• _STATED EXERCISE_:
Restate the whole of the material. Keep every word, and drop the pictures.

start INPUT FOR THIS TASK

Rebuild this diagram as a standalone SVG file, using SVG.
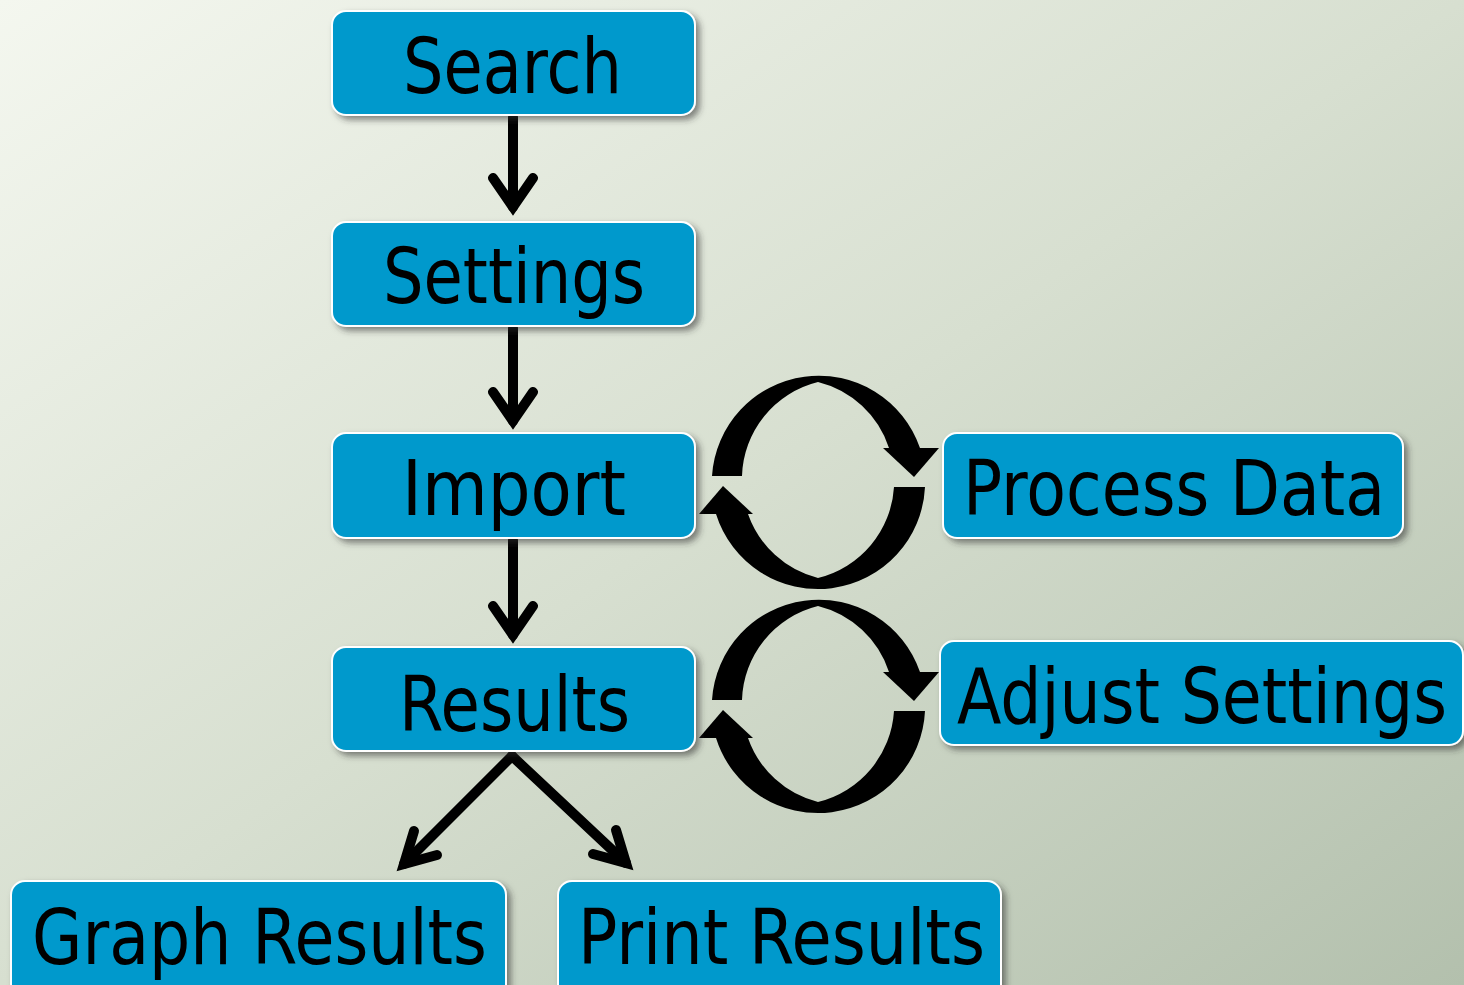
<svg xmlns="http://www.w3.org/2000/svg" width="1464" height="985" viewBox="0 0 1464 985">
<defs>
<linearGradient id="bg" x1="0" y1="0" x2="1" y2="1">
<stop offset="0" stop-color="#f4f7ef"/>
<stop offset="0.5" stop-color="#d7dfd0"/>
<stop offset="1" stop-color="#b3c0ad"/>
</linearGradient>
<filter id="sh" x="-10%" y="-20%" width="120%" height="150%">
<feDropShadow dx="4" dy="4" stdDeviation="3" flood-color="#333" flood-opacity="0.55"/>
</filter>
<g id="cycle">
<path d="M 712 476 A 107 107 0 0 1 920 448 L 889 448 A 100 100 0 0 0 818 382 A 100 100 0 0 0 742 476 Z"/>
<polygon points="883,448 939,448 914,477"/>
<path d="M 925 487 A 107 107 0 0 1 716 514 L 748 514 A 100 100 0 0 0 818 578 A 100 100 0 0 0 894 487 Z"/>
<polygon points="699,514 753,514 723,486"/>
</g>
</defs>
<style>
.box{fill:#0099cc;stroke:#ffffff;stroke-width:2;filter:url(#sh)}
.lbl{font-family:"DejaVu Sans","Liberation Sans",sans-serif;font-size:76px;fill:#000;text-anchor:start}
.ln{fill:none;stroke:#000;stroke-width:10;stroke-linecap:round;stroke-linejoin:miter;stroke-miterlimit:10}
</style>
<rect width="1464" height="985" fill="url(#bg)"/>
<g id="connectors">
<path class="ln" d="M513 117 V207"/><path class="ln" d="M493 178 L513 207 L533 178"/>
<path class="ln" d="M513 328 V421"/><path class="ln" d="M493 392 L513 421 L533 392"/>
<path class="ln" d="M513 540 V635"/><path class="ln" d="M493 606 L513 635 L533 606"/>
<path class="ln" d="M512 756 L404 864"/><path class="ln" d="M414 831 L404 864 L437 855"/>
<path class="ln" d="M512 756 L626 863"/><path class="ln" d="M616 830 L626 863 L593 854"/>
<use href="#cycle"/>
<use href="#cycle" transform="translate(0,224)"/>
</g>
<g id="search"><rect class="box" x="332" y="11" width="363" height="104" rx="14"/><text class="lbl" x="403" y="93" textLength="219" lengthAdjust="spacingAndGlyphs">Search</text></g>
<g id="settings"><rect class="box" x="332" y="222" width="363" height="104" rx="14"/><text class="lbl" x="383" y="303" textLength="262" lengthAdjust="spacingAndGlyphs">Settings</text></g>
<g id="import"><rect class="box" x="332" y="433" width="363" height="105" rx="14"/><text class="lbl" x="402" y="515" textLength="224" lengthAdjust="spacingAndGlyphs">Import</text></g>
<g id="results"><rect class="box" x="332" y="647" width="363" height="104" rx="14"/><text class="lbl" x="399" y="731" textLength="231" lengthAdjust="spacingAndGlyphs">Results</text></g>
<g id="process-data"><rect class="box" x="943" y="433" width="460" height="105" rx="14"/><text class="lbl" x="963" y="515" textLength="422" lengthAdjust="spacingAndGlyphs">Process Data</text></g>
<g id="adjust-settings"><rect class="box" x="940" y="641" width="523" height="104" rx="14"/><text class="lbl" x="957" y="723" textLength="490" lengthAdjust="spacingAndGlyphs">Adjust Settings</text></g>
<g id="graph-results"><rect class="box" x="11" y="881" width="495" height="120" rx="14"/><text class="lbl" x="32" y="964" textLength="455" lengthAdjust="spacingAndGlyphs">Graph Results</text></g>
<g id="print-results"><rect class="box" x="558" y="881" width="443" height="120" rx="14"/><text class="lbl" x="578" y="964" textLength="407" lengthAdjust="spacingAndGlyphs">Print Results</text></g>
</svg>
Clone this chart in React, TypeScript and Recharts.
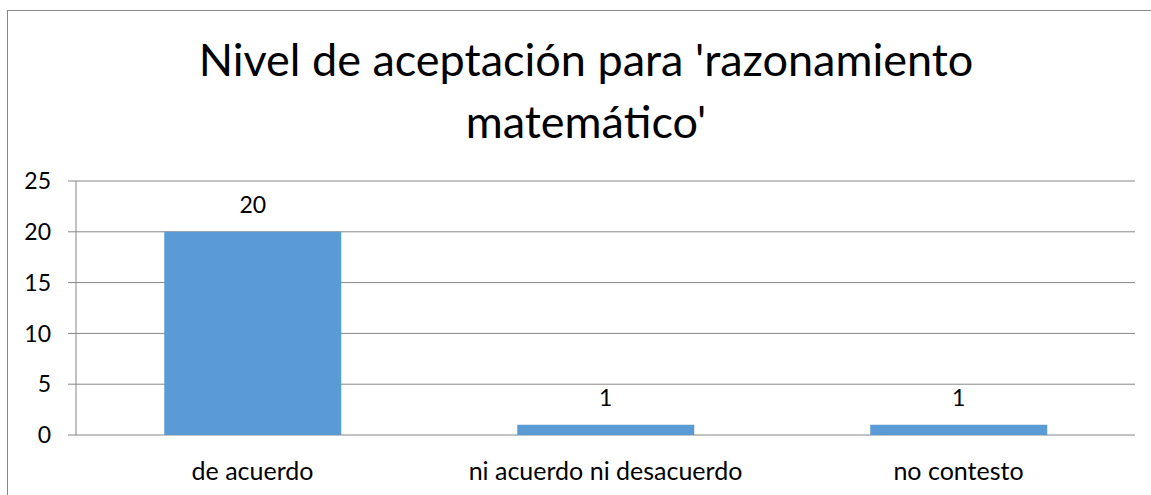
import React from 'react';
import { BarChart, Bar, XAxis, YAxis, CartesianGrid, LabelList } from 'recharts';

const categories = ['de acuerdo', 'ni acuerdo ni desacuerdo', 'no contesto'];
const responses = [20, 1, 1];
const yTicks = [0, 5, 10, 15, 20, 25];
const categoryEdges = [0, 1, 2, 3];

const TITLE_LINES = ["Nivel de aceptación para 'razonamiento", "matemático'"];

const BAR_COLOR = '#5B9BD5';
const GRID_COLOR = '#868686';
const FONT = 'Lato, "Open Sans", sans-serif';

const data = categories.map((name, i) => ({ name, value: responses[i] }));

const App: React.FC = () => {
  return (
    <div
      style={{
        position: 'absolute',
        left: 0,
        top: 0,
        width: 1151,
        height: 495,
        overflow: 'hidden',
        background: '#fff',
        fontFamily: FONT,
      }}
    >
      {/* chart frame, right and bottom edges run past the page */}
      <div
        style={{
          position: 'absolute',
          left: 7,
          top: 10,
          width: 1160,
          height: 500,
          border: `1px solid ${GRID_COLOR}`,
        }}
      />
      <div
        style={{
          position: 'absolute',
          left: 0,
          top: 28,
          width: 1172,
          textAlign: 'center',
          fontSize: 45,
          lineHeight: '62px',
          color: '#000',
        }}
      >
        {TITLE_LINES.map((line) => (
          <div key={line}>{line}</div>
        ))}
      </div>
      <div style={{ position: 'absolute', left: 0, top: 0 }}>
        <BarChart
          width={1151}
          height={495}
          data={data}
          margin={{ top: 181, right: 16, bottom: 0, left: 0 }}
          barCategoryGap="25%"
        >
          <CartesianGrid horizontal vertical={false} stroke={GRID_COLOR} />
          {/* boundary ticks between categories */}
          <XAxis
            xAxisId="edges"
            type="number"
            domain={[0, 3]}
            ticks={categoryEdges}
            height={0}
            tickSize={8}
            tickFormatter={() => ''}
            axisLine={{ stroke: GRID_COLOR }}
            tickLine={{ stroke: GRID_COLOR }}
          />
          <XAxis
            xAxisId="cat"
            dataKey="name"
            height={60}
            axisLine={false}
            tickLine={false}
            tickMargin={21}
            tick={{ fill: '#000', fontSize: 25, fontFamily: FONT }}
          />
          <YAxis
            width={76}
            domain={[0, 25]}
            ticks={yTicks}
            interval={0}
            tickSize={8}
            tickMargin={17}
            axisLine={{ stroke: GRID_COLOR }}
            tickLine={{ stroke: GRID_COLOR }}
            tick={{ fill: '#000', fontSize: 23, fontFamily: FONT }}
          />
          <Bar xAxisId="cat" dataKey="value" fill={BAR_COLOR} isAnimationActive={false}>
            <LabelList
              dataKey="value"
              position="top"
              offset={19}
              fill="#000"
              fontSize={23}
              fontFamily={FONT}
            />
          </Bar>
        </BarChart>
      </div>
    </div>
  );
};

export default App;
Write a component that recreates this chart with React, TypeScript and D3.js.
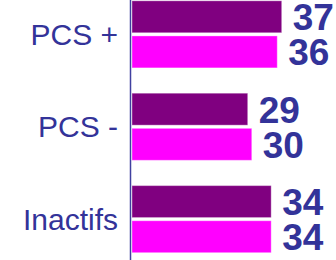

end INPUT FOR THIS TASK

• _RESPONSE TO THE TASK_:
Rebuild this diagram as a standalone SVG file, using SVG.
<svg xmlns="http://www.w3.org/2000/svg" width="1464" height="985" viewBox="0 0 1464 985">
<defs>
<linearGradient id="bg" x1="0" y1="0" x2="1" y2="1">
<stop offset="0" stop-color="#f4f7ef"/>
<stop offset="0.5" stop-color="#d7dfd0"/>
<stop offset="1" stop-color="#b3c0ad"/>
</linearGradient>
<filter id="sh" x="-10%" y="-20%" width="120%" height="150%">
<feDropShadow dx="4" dy="4" stdDeviation="3" flood-color="#333" flood-opacity="0.55"/>
</filter>
<g id="cycle">
<path d="M 712 476 A 107 107 0 0 1 920 448 L 889 448 A 100 100 0 0 0 818 382 A 100 100 0 0 0 742 476 Z"/>
<polygon points="883,448 939,448 914,477"/>
<path d="M 925 487 A 107 107 0 0 1 716 514 L 748 514 A 100 100 0 0 0 818 578 A 100 100 0 0 0 894 487 Z"/>
<polygon points="699,514 753,514 723,486"/>
</g>
</defs>
<style>
.box{fill:#0099cc;stroke:#ffffff;stroke-width:2;filter:url(#sh)}
.lbl{font-family:"DejaVu Sans","Liberation Sans",sans-serif;font-size:76px;fill:#000;text-anchor:start}
.ln{fill:none;stroke:#000;stroke-width:10;stroke-linecap:round;stroke-linejoin:miter;stroke-miterlimit:10}
</style>
<rect width="1464" height="985" fill="url(#bg)"/>
<g id="connectors">
<path class="ln" d="M513 117 V207"/><path class="ln" d="M493 178 L513 207 L533 178"/>
<path class="ln" d="M513 328 V421"/><path class="ln" d="M493 392 L513 421 L533 392"/>
<path class="ln" d="M513 540 V635"/><path class="ln" d="M493 606 L513 635 L533 606"/>
<path class="ln" d="M512 756 L404 864"/><path class="ln" d="M414 831 L404 864 L437 855"/>
<path class="ln" d="M512 756 L626 863"/><path class="ln" d="M616 830 L626 863 L593 854"/>
<use href="#cycle"/>
<use href="#cycle" transform="translate(0,224)"/>
</g>
<g id="search"><rect class="box" x="332" y="11" width="363" height="104" rx="14"/><text class="lbl" x="403" y="93" textLength="219" lengthAdjust="spacingAndGlyphs">Search</text></g>
<g id="settings"><rect class="box" x="332" y="222" width="363" height="104" rx="14"/><text class="lbl" x="383" y="303" textLength="262" lengthAdjust="spacingAndGlyphs">Settings</text></g>
<g id="import"><rect class="box" x="332" y="433" width="363" height="105" rx="14"/><text class="lbl" x="402" y="515" textLength="224" lengthAdjust="spacingAndGlyphs">Import</text></g>
<g id="results"><rect class="box" x="332" y="647" width="363" height="104" rx="14"/><text class="lbl" x="399" y="731" textLength="231" lengthAdjust="spacingAndGlyphs">Results</text></g>
<g id="process-data"><rect class="box" x="943" y="433" width="460" height="105" rx="14"/><text class="lbl" x="963" y="515" textLength="422" lengthAdjust="spacingAndGlyphs">Process Data</text></g>
<g id="adjust-settings"><rect class="box" x="940" y="641" width="523" height="104" rx="14"/><text class="lbl" x="957" y="723" textLength="490" lengthAdjust="spacingAndGlyphs">Adjust Settings</text></g>
<g id="graph-results"><rect class="box" x="11" y="881" width="495" height="120" rx="14"/><text class="lbl" x="32" y="964" textLength="455" lengthAdjust="spacingAndGlyphs">Graph Results</text></g>
<g id="print-results"><rect class="box" x="558" y="881" width="443" height="120" rx="14"/><text class="lbl" x="578" y="964" textLength="407" lengthAdjust="spacingAndGlyphs">Print Results</text></g>
</svg>
Clone this chart in React, TypeScript and Recharts.
import React from 'react';
import { BarChart, Bar, XAxis, YAxis, CartesianGrid, LabelList } from 'recharts';

const categories = ['de acuerdo', 'ni acuerdo ni desacuerdo', 'no contesto'];
const responses = [20, 1, 1];
const yTicks = [0, 5, 10, 15, 20, 25];
const categoryEdges = [0, 1, 2, 3];

const TITLE_LINES = ["Nivel de aceptación para 'razonamiento", "matemático'"];

const BAR_COLOR = '#5B9BD5';
const GRID_COLOR = '#868686';
const FONT = 'Lato, "Open Sans", sans-serif';

const data = categories.map((name, i) => ({ name, value: responses[i] }));

const App: React.FC = () => {
  return (
    <div
      style={{
        position: 'absolute',
        left: 0,
        top: 0,
        width: 1151,
        height: 495,
        overflow: 'hidden',
        background: '#fff',
        fontFamily: FONT,
      }}
    >
      {/* chart frame, right and bottom edges run past the page */}
      <div
        style={{
          position: 'absolute',
          left: 7,
          top: 10,
          width: 1160,
          height: 500,
          border: `1px solid ${GRID_COLOR}`,
        }}
      />
      <div
        style={{
          position: 'absolute',
          left: 0,
          top: 28,
          width: 1172,
          textAlign: 'center',
          fontSize: 45,
          lineHeight: '62px',
          color: '#000',
        }}
      >
        {TITLE_LINES.map((line) => (
          <div key={line}>{line}</div>
        ))}
      </div>
      <div style={{ position: 'absolute', left: 0, top: 0 }}>
        <BarChart
          width={1151}
          height={495}
          data={data}
          margin={{ top: 181, right: 16, bottom: 0, left: 0 }}
          barCategoryGap="25%"
        >
          <CartesianGrid horizontal vertical={false} stroke={GRID_COLOR} />
          {/* boundary ticks between categories */}
          <XAxis
            xAxisId="edges"
            type="number"
            domain={[0, 3]}
            ticks={categoryEdges}
            height={0}
            tickSize={8}
            tickFormatter={() => ''}
            axisLine={{ stroke: GRID_COLOR }}
            tickLine={{ stroke: GRID_COLOR }}
          />
          <XAxis
            xAxisId="cat"
            dataKey="name"
            height={60}
            axisLine={false}
            tickLine={false}
            tickMargin={21}
            tick={{ fill: '#000', fontSize: 25, fontFamily: FONT }}
          />
          <YAxis
            width={76}
            domain={[0, 25]}
            ticks={yTicks}
            interval={0}
            tickSize={8}
            tickMargin={17}
            axisLine={{ stroke: GRID_COLOR }}
            tickLine={{ stroke: GRID_COLOR }}
            tick={{ fill: '#000', fontSize: 23, fontFamily: FONT }}
          />
          <Bar xAxisId="cat" dataKey="value" fill={BAR_COLOR} isAnimationActive={false}>
            <LabelList
              dataKey="value"
              position="top"
              offset={19}
              fill="#000"
              fontSize={23}
              fontFamily={FONT}
            />
          </Bar>
        </BarChart>
      </div>
    </div>
  );
};

export default App;
Write a component that recreates this chart with React, TypeScript and D3.js.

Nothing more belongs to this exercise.